When I hear the word “step” and then “dad” I envision a space or a gap between the man and the role of being a dad.  The definition of a step is the act of placing one foot in front of the other or one part of a process. The act of taking a step is walking toward, or many times, walking away from something. A Step-dad has that choice; they can walk towards and be fully involved, or turn away and leave plenty of room between themselves and the role of being a dad.

In a family with an autistic child, whoever has the honor of being welcomed into their family must walk on solid ground.  They have to be involved with routine, behaviors, rewards, consequences, and whatever else comes with the territory.  To not be involved would be tragic to the child and everyone else around.  It’s not for the faint of heart.  Who would voluntarily put themselves into such a situation? ……a saint and a real, true man, caregiver, and caretaker.  Very rare to find today.

I was blessed to find one of those.  A needle in a haystack and he is my husband.  Yes, my children have a relationship with their biological father and I am not discounting that.  But, as biological parents, my son, who is on the spectrum, is our responsibility.  God doesn’t allow you to choose what he would look like, his health, his interests his disabilities, or anything.  But my saint that I found, he chose.

It's Not Easy

It’s not easy being a single mom with a disabled child. From the beginning, I told my husband that he would never be first in my life and that, at times, all of my energy will be focused solely on my children.  His response:  “I wouldn’t have it any other way.”  I was very transparent about what the future could look like. I didn’t paint an appealing picture. 

I expected him to slowly fade away and then go away.  It didn’t happen.  Instead, he would be the first to call me after a doctor's appointment or therapy appointment to ask how it went.  He was inquisitive and wanted to absorb as much information as he could.  He wanted to be involved in every way, but more importantly, he wanted to understand.

I fiercely protected my children and wouldn’t introduce them to just anybody.  However, my husband kept asking and asking and asking and asking.  He wanted to meet the greatness that I so proudly spoke of…my son and daughter.  I spoke of the unconditional love that my son provided and his humor….oh…his humor.  He made me laugh when I needed it most.  And my daughter, one of the strongest and determined little spitfires to grace this earth.  He chose.

An Unbreakable Bond

As time passed, I watched my new family unit, play, laugh, and create a unique and unbreakable bond.  The patience, guidance, and support that he provides my son with every day have had a profound impact on him.  Through it all, he has supported, loved, and cared for us all.  It has not been an easy ride and we have faced more challenges that I could never have anticipated.  It seems like there is always something else right around the corner.  I know he could’ve left at any time and I quite frankly wouldn’t have blamed him. He has said so many times that he doesn’t feel obligated and he wants this life with us, the good, bad, and the ugly, but he chose.

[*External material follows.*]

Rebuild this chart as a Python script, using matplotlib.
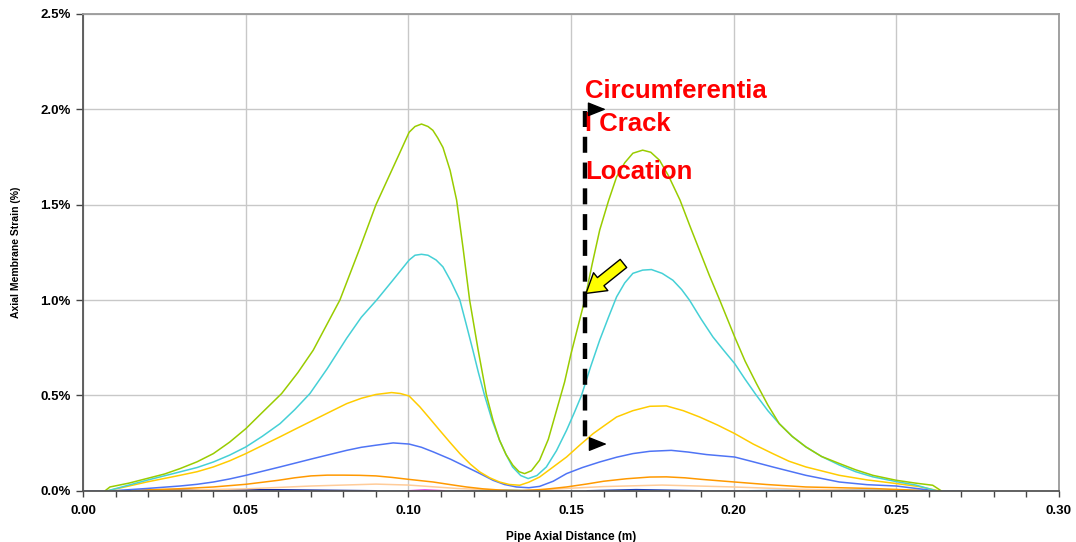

My son is 15 and things are not easy right now.  We are going to be entering him into a partial hospitalization program at an Autism clinic.  Blame it on COVID, hormones, or anything really.  He needs to reset, regroup and receive some intensive therapies.  This is the lowest of low for us as a family. He has cried with me, researched with me, hugged me.  More importantly, he is sure to chisel time away to spend with my daughter, who is also affected by this decision.  Again, it takes a special man to fully involve and invest themselves into these responsibilities. 

So, as Father’s Day approaches, it is typical to salute and sing praise to the many deserving and loving fathers that grace this earth.  What about those men who chose to love and accept autistic children and all that it comes with?  What about the men who choose to look at these autistic children like they are a blessing and to love them to the moon and back?  I am truly humbled and grateful for my husband.  There are no steps between him and my children.  He chose.